The Opera House (Wiener Staatsoper)
The Opera House has daily evening, and matinee performances, you can check the schedule and buy tickets online. The building from the outside, and from the sneak through the front door, looked incredible, but we were not allowed in, as there was a performance happening, for which we did not have tickets.
St Stephan’s Cathedral
After arriving out of Stephanplatz metro station, this building is one of the first you will see. You can go on guided tours, which cost anything from 5 to 17 euro.

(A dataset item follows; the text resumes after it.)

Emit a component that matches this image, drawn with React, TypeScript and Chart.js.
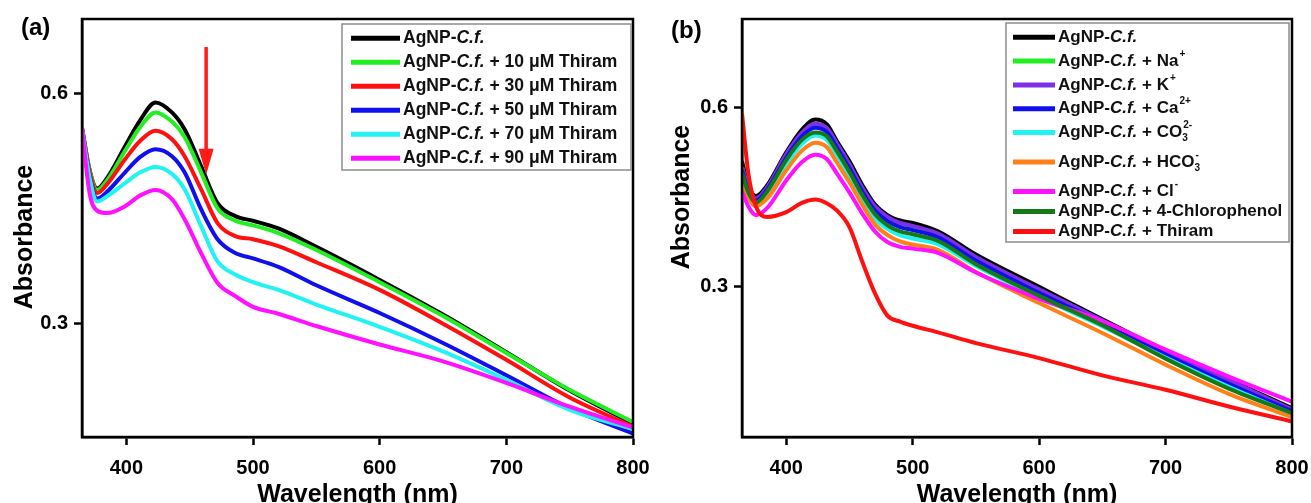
import React, { useEffect, useRef } from 'react';
import { Chart, registerables } from 'chart.js';

Chart.register(...registerables);

const FONT = '"Liberation Sans", Arial, Helvetica, sans-serif';

// ---------- Panel (a) ----------
const wavelengthsA = [365, 371, 377, 385, 399, 411, 423, 436, 446, 459, 472, 486, 500, 520, 550, 600, 650, 700, 750, 800];
const absA0 = [0.555, 0.500, 0.476, 0.490, 0.531, 0.565, 0.588, 0.575, 0.553, 0.505, 0.457, 0.440, 0.434, 0.424, 0.400, 0.357, 0.312, 0.263, 0.213, 0.170];
const absA10 = [0.555, 0.500, 0.474, 0.487, 0.525, 0.556, 0.575, 0.563, 0.543, 0.497, 0.450, 0.434, 0.428, 0.418, 0.396, 0.354, 0.310, 0.262, 0.214, 0.172];
const absA30 = [0.555, 0.498, 0.470, 0.482, 0.514, 0.538, 0.551, 0.540, 0.518, 0.475, 0.431, 0.414, 0.410, 0.401, 0.380, 0.344, 0.300, 0.253, 0.204, 0.166];
const absA50 = [0.553, 0.492, 0.463, 0.472, 0.497, 0.517, 0.527, 0.518, 0.497, 0.449, 0.410, 0.392, 0.385, 0.374, 0.350, 0.314, 0.275, 0.233, 0.190, 0.157];
const absA70 = [0.553, 0.490, 0.459, 0.466, 0.483, 0.497, 0.504, 0.495, 0.475, 0.427, 0.381, 0.364, 0.354, 0.344, 0.325, 0.296, 0.264, 0.227, 0.188, 0.163];
const absA90 = [0.553, 0.470, 0.447, 0.444, 0.453, 0.467, 0.474, 0.462, 0.436, 0.392, 0.353, 0.336, 0.322, 0.313, 0.297, 0.273, 0.251, 0.223, 0.192, 0.165];
const labelsA = [
  'AgNP-C.f.',
  'AgNP-C.f. + 10 μM Thiram',
  'AgNP-C.f. + 30 μM Thiram',
  'AgNP-C.f. + 50 μM Thiram',
  'AgNP-C.f. + 70 μM Thiram',
  'AgNP-C.f. + 90 μM Thiram',
];
const colorsA = ['#000000', '#22ee22', '#ff1010', '#1010ee', '#22f2f2', '#ff10ff'];
const arrowA = { wavelength: 463, from: 0.66, to: 0.494 };

// ---------- Panel (b) ----------
const wavelengthsB = [365, 370, 376, 385, 400, 412, 423, 432, 440, 450, 460, 470, 480, 490, 500, 520, 550, 600, 650, 700, 750, 800];
const absB0 = [0.51, 0.47, 0.452, 0.47, 0.525, 0.562, 0.580, 0.572, 0.544, 0.510, 0.471, 0.438, 0.420, 0.411, 0.407, 0.393, 0.354, 0.300, 0.246, 0.193, 0.145, 0.097];
const absBNa = [0.50, 0.465, 0.447, 0.465, 0.520, 0.555, 0.572, 0.565, 0.538, 0.503, 0.465, 0.433, 0.415, 0.405, 0.400, 0.387, 0.347, 0.294, 0.242, 0.190, 0.142, 0.094];
const absBK = [0.50, 0.465, 0.448, 0.467, 0.522, 0.557, 0.573, 0.566, 0.540, 0.505, 0.466, 0.435, 0.417, 0.407, 0.402, 0.389, 0.350, 0.296, 0.244, 0.192, 0.144, 0.095];
const absBCa = [0.495, 0.46, 0.444, 0.463, 0.516, 0.551, 0.566, 0.559, 0.533, 0.498, 0.460, 0.428, 0.410, 0.400, 0.395, 0.383, 0.344, 0.290, 0.240, 0.187, 0.138, 0.092];
const absBCO3 = [0.485, 0.455, 0.438, 0.455, 0.505, 0.538, 0.553, 0.546, 0.520, 0.485, 0.448, 0.415, 0.397, 0.386, 0.381, 0.371, 0.335, 0.283, 0.234, 0.182, 0.133, 0.088];
const absBHCO3 = [0.478, 0.45, 0.435, 0.448, 0.495, 0.527, 0.541, 0.534, 0.508, 0.475, 0.438, 0.405, 0.387, 0.376, 0.371, 0.362, 0.325, 0.273, 0.223, 0.170, 0.121, 0.082];
const absBCl = [0.46, 0.435, 0.420, 0.432, 0.478, 0.508, 0.521, 0.514, 0.490, 0.458, 0.423, 0.393, 0.375, 0.367, 0.364, 0.357, 0.324, 0.280, 0.243, 0.195, 0.150, 0.108];
const absBCP = [0.49, 0.458, 0.441, 0.46, 0.512, 0.545, 0.558, 0.552, 0.527, 0.492, 0.454, 0.422, 0.403, 0.393, 0.388, 0.377, 0.338, 0.285, 0.236, 0.180, 0.130, 0.089];
const absBThiram = [0.59, 0.49, 0.435, 0.417, 0.425, 0.44, 0.446, 0.44, 0.428, 0.40, 0.343, 0.29, 0.252, 0.242, 0.235, 0.224, 0.206, 0.181, 0.152, 0.128, 0.100, 0.075];
const labelsB = [
  'AgNP-C.f.',
  'AgNP-C.f. + Na^{+}',
  'AgNP-C.f. + K^{+}',
  'AgNP-C.f. + Ca^{2+}',
  'AgNP-C.f. + CO_{3}^{2-}',
  'AgNP-C.f. + HCO_{3}^{-}',
  'AgNP-C.f. + Cl^{-}',
  'AgNP-C.f. + 4-Chlorophenol',
  'AgNP-C.f. + Thiram',
];
const colorsB = ['#000000', '#22ee22', '#7f30e6', '#1010ee', '#22f2f2', '#ff8018', '#ff10ff', '#157a15', '#ff1010'];

// ---------- Axes ----------
const xTicks = [400, 500, 600, 700, 800];
const yTicks = [0.3, 0.6];
const xMin = 365;
const xMax = 800;
const yRangeA = [0.1526, 0.6965];
const yRangeB = [0.049, 0.748];

const H = 512;
const PLOT_TOP = 19;
const PLOT_BOTTOM = 437;

type Seg = { t: string; s: 'n' | 'i' | 'sup' | 'sub' };

function parseRich(label: string): Seg[] {
  const segs: Seg[] = [];
  let buf = '';
  let i = 0;
  const flush = () => {
    if (buf) segs.push({ t: buf, s: 'n' });
    buf = '';
  };
  while (i < label.length) {
    if (label.startsWith('C.f.', i)) {
      flush();
      segs.push({ t: 'C.f.', s: 'i' });
      i += 4;
      continue;
    }
    if ((label[i] === '^' || label[i] === '_') && label[i + 1] === '{') {
      flush();
      const end = label.indexOf('}', i);
      segs.push({ t: label.slice(i + 2, end), s: label[i] === '^' ? 'sup' : 'sub' });
      i = end + 1;
      continue;
    }
    buf += label[i];
    i++;
  }
  flush();
  return segs;
}

function plainLabel(label: string) {
  return label.replace(/[\^_]\{([^}]*)\}/g, '$1');
}

function drawRich(ctx: CanvasRenderingContext2D, label: string, x: number, y: number, size: number) {
  const segs = parseRich(label);
  let cx = x;
  let subStart: number | null = null;
  let subEnd = 0;
  ctx.fillStyle = '#111';
  ctx.textBaseline = 'middle';
  ctx.textAlign = 'left';
  for (const seg of segs) {
    if (seg.s === 'n' || seg.s === 'i') {
      ctx.font = `${seg.s === 'i' ? 'italic ' : ''}bold ${size}px ${FONT}`;
      ctx.fillText(seg.t, cx, y);
      cx += ctx.measureText(seg.t).width;
      subStart = null;
    } else if (seg.s === 'sub') {
      ctx.font = `bold ${Math.round(size * 0.6)}px ${FONT}`;
      subStart = cx;
      ctx.fillText(seg.t, cx, y + 6);
      cx += ctx.measureText(seg.t).width;
      subEnd = cx;
    } else {
      ctx.font = `bold ${Math.round(size * 0.6)}px ${FONT}`;
      const sx = subStart !== null ? subStart + 1 : cx + 1;
      ctx.fillText(seg.t, sx, y - 7);
      cx = Math.max(subStart !== null ? subEnd : 0, sx + ctx.measureText(seg.t).width);
      subStart = null;
    }
  }
}

type PanelCfg = {
  wavelengths: number[];
  series: number[][];
  labels: string[];
  colors: string[];
  yRange: number[];
  plotLeft: number;
  padRight: number;
  panelLabel: string;
  panelLabelPos: [number, number];
  yTitlePos: [number, number];
  legend: {
    box: [number, number, number, number];
    lineX: number;
    lineLen: number;
    textX: number;
    firstY: number;
    fontSize: number;
    step: number;
  };
  arrow?: { wavelength: number; from: number; to: number };
};

function makeDecor(cfg: PanelCfg) {
  return {
    id: 'decor',
    afterDatasetsDraw(chart: any) {
      const { ctx, chartArea: ca, scales } = chart;
      ctx.save();
      // arrow
      if (cfg.arrow) {
        const ax = scales.x.getPixelForValue(cfg.arrow.wavelength);
        const y0 = scales.y.getPixelForValue(cfg.arrow.from);
        const y1 = scales.y.getPixelForValue(cfg.arrow.to);
        const headH = 26;
        ctx.strokeStyle = '#ff1a1a';
        ctx.fillStyle = '#ff1a1a';
        ctx.lineWidth = 3.5;
        ctx.beginPath();
        ctx.moveTo(ax, y0);
        ctx.lineTo(ax, y1 - headH + 2);
        ctx.stroke();
        ctx.beginPath();
        ctx.moveTo(ax - 7.5, y1 - headH);
        ctx.lineTo(ax + 7.5, y1 - headH);
        ctx.lineTo(ax, y1);
        ctx.closePath();
        ctx.fill();
      }
      // frame
      ctx.strokeStyle = '#000';
      ctx.lineWidth = 2.5;
      ctx.strokeRect(ca.left, ca.top, ca.right - ca.left, ca.bottom - ca.top);
      // legend
      const lg = cfg.legend;
      const [bx, by, bw, bh] = lg.box;
      ctx.fillStyle = '#fff';
      ctx.fillRect(bx, by, bw, bh);
      ctx.strokeStyle = '#8c8c8c';
      ctx.lineWidth = 1.5;
      ctx.strokeRect(bx, by, bw, bh);
      let y = lg.firstY;
      let afterSub = false;
      cfg.labels.forEach((lab, i) => {
        ctx.strokeStyle = cfg.colors[i];
        ctx.lineWidth = 5;
        ctx.lineCap = 'butt';
        ctx.beginPath();
        ctx.moveTo(lg.lineX, y);
        ctx.lineTo(lg.lineX + lg.lineLen, y);
        ctx.stroke();
        drawRich(ctx, lab, lg.textX, y, lg.fontSize);
        const hasSub = lab.includes('_{');
        if (hasSub) {
          y += lg.step + 5.7;
          afterSub = true;
        } else {
          y += afterSub ? lg.step - 3.8 : lg.step;
        }
      });
      // panel label
      ctx.fillStyle = '#000';
      ctx.font = `bold 24px ${FONT}`;
      ctx.textAlign = 'left';
      ctx.textBaseline = 'middle';
      ctx.fillText(cfg.panelLabel, cfg.panelLabelPos[0], cfg.panelLabelPos[1]);
      // y title
      ctx.translate(cfg.yTitlePos[0], cfg.yTitlePos[1]);
      ctx.rotate(-Math.PI / 2);
      ctx.font = `bold 25px ${FONT}`;
      ctx.textAlign = 'center';
      ctx.fillText('Absorbance', 0, 0);
      ctx.restore();
    },
  };
}

function makeConfig(cfg: PanelCfg): any {
  const n = cfg.series.length;
  const tickFont = { family: FONT, size: 20, weight: 'bold' as const };
  const grid = {
    display: true,
    drawOnChartArea: false,
    drawTicks: true,
    tickLength: 8,
    tickWidth: 2.5,
    tickColor: '#000',
  };
  const border = { display: true, color: '#000', width: 2.5 };
  return {
    type: 'line',
    data: {
      datasets: cfg.series.map((s, i) => ({
        label: plainLabel(cfg.labels[i]),
        data: cfg.wavelengths.map((w, j) => ({ x: w, y: s[j] })),
        borderColor: cfg.colors[i],
        backgroundColor: cfg.colors[i],
        borderWidth: 4,
        pointRadius: 0,
        cubicInterpolationMode: 'monotone',
        fill: false,
        order: n - i,
      })),
    },
    options: {
      responsive: false,
      animation: false,
      devicePixelRatio: 1,
      layout: { padding: { top: PLOT_TOP, right: cfg.padRight, left: 0, bottom: 0 } },
      plugins: {
        legend: { display: false },
        tooltip: { enabled: false },
      },
      scales: {
        x: {
          type: 'linear',
          min: xMin,
          max: xMax,
          afterBuildTicks: (s: any) => {
            s.ticks = xTicks.map((v) => ({ value: v }));
          },
          afterFit: (s: any) => {
            s.height = H - PLOT_BOTTOM;
            s.paddingLeft = 0;
            s.paddingRight = 0;
          },
          ticks: {
            color: '#000',
            font: tickFont,
            padding: 11,
            maxRotation: 0,
            autoSkip: false,
            callback: (v: any) => String(v),
          },
          grid,
          border,
          title: {
            display: true,
            text: 'Wavelength (nm)',
            color: '#000',
            font: { family: FONT, size: 25, weight: 'bold' },
            padding: { top: 0, bottom: 2 },
          },
        },
        y: {
          type: 'linear',
          min: cfg.yRange[0],
          max: cfg.yRange[1],
          afterBuildTicks: (s: any) => {
            s.ticks = yTicks.map((v) => ({ value: v }));
          },
          afterFit: (s: any) => {
            s.width = cfg.plotLeft;
            s.paddingTop = 0;
            s.paddingBottom = 0;
          },
          ticks: {
            color: '#000',
            font: tickFont,
            padding: 6,
            autoSkip: false,
            callback: (v: any) => Number(v).toFixed(1),
          },
          grid,
          border,
          title: { display: false },
        },
      },
    },
    plugins: [makeDecor(cfg)],
  };
}

const panelA: PanelCfg = {
  wavelengths: wavelengthsA,
  series: [absA0, absA10, absA30, absA50, absA70, absA90],
  labels: labelsA,
  colors: colorsA,
  yRange: yRangeA,
  plotLeft: 82,
  padRight: 22,
  panelLabel: '(a)',
  panelLabelPos: [21, 28],
  yTitlePos: [25, 237],
  legend: { box: [342, 24, 289, 146], lineX: 351, lineLen: 49, textX: 403, firstY: 38.3, fontSize: 17.5, step: 24 },
  arrow: arrowA,
};

const panelB: PanelCfg = {
  wavelengths: wavelengthsB,
  series: [absB0, absBNa, absBK, absBCa, absBCO3, absBHCO3, absBCl, absBCP, absBThiram],
  labels: labelsB,
  colors: colorsB,
  yRange: yRangeB,
  plotLeft: 87,
  padRight: 19,
  panelLabel: '(b)',
  panelLabelPos: [16, 31],
  yTitlePos: [27, 197],
  legend: { box: [351, 23, 283, 219], lineX: 358, lineLen: 42, textX: 403, firstY: 37.3, fontSize: 17, step: 23.8 },
};

function Panel({ cfg, left, width }: { cfg: PanelCfg; left: number; width: number }) {
  const ref = useRef<HTMLCanvasElement>(null);
  useEffect(() => {
    if (!ref.current) return;
    const chart = new Chart(ref.current, makeConfig(cfg));
    return () => chart.destroy();
  }, [cfg]);
  return (
    <canvas
      ref={ref}
      width={width}
      height={H}
      style={{ position: 'absolute', left, top: 0, width, height: H, display: 'block' }}
    />
  );
}

export default function App() {
  return (
    <div
      style={{
        position: 'fixed',
        left: 0,
        top: 0,
        width: 1311,
        height: H,
        background: '#fff',
        overflow: 'hidden',
      }}
    >
      <Panel cfg={panelA} left={0} width={655} />
      <Panel cfg={panelB} left={655} width={656} />
    </div>
  );
}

It does still function as a place of worship though, so if you are visiting, be careful not to disturb the services happening.
During our visit, we came across 4 areas which had Christmas markets set up, they varied in size, but each of them gave us a real feeling of Christmas. We spent so long at the Christmas market near Neue Berg, that we missed our last bus to tour the city.
There were a variety of things for sale, but we were mainly content to walk around drinking mulled wine, and viewing the pretty lights. I ended up buying a new Chistmas tree decoration and some biscuits.
If you are short on time, like we were; it is a good idea to jump on the hop on hop off buses. However, word of warning – check the schedule! As we only arrived in Vienna by lunchtime, we decided about 2pm that we would do a tour, and the buses (in the winter) finished about 5pm, so in the end up, we paid 15 euro each to be driven one stop from the Opera House to Neue Berg, which we could have easily walked. We were intending to do the full tour, which would have taken us to about 10 of the sights in the city. Poor planning, and a loss of money, but I would return to do it, the buses have free WiFi and a free audio guide, so are worth it, if you get the timings right.
The oldest Ferris Wheel in the World
One attraction that my sister and I were looking forward to visiting was the Wiener Riesenrad. A ferris wheel constructed in the late 1800’s and rebuilt on two occassions, due to damage (in the World War, and by Fire). The Wheel has 15 wooden Gondola’s, which can be hired out privately for a romantic dinner date, or you can use it with other members of the public. The cost to have a ride on the Riesenrad is 9 Euro.
How to get to Vienna
Vienna is the capital and largest city in the country, and is has great transport links to get you there. After booking a spontaneous trip to Bratislava in Slovakia, my sister and I realised how close Vienna was; so on our second day in Eastern Europe, we took another spontaneous trip, to Vienna; by train this took 1 hour, and cost 17 Euro return.
You can also fly into Vienna International Airport from various European airports. It also ha connections to countries as far as Asia, and the Middle East.
In seven hours in the city, we managed to explore several histoical sights, get lost, miss buses, ride on an old ferris wheel, shop at Christmas markets and ride on the Metro for free*
*We couldn’t find the pay point for the metro, and noone ever asked us for tickets, so our journeys around the city cost us nothing!
I’ll definately be returning to this beautiful city one day, there is just so much more left to explore.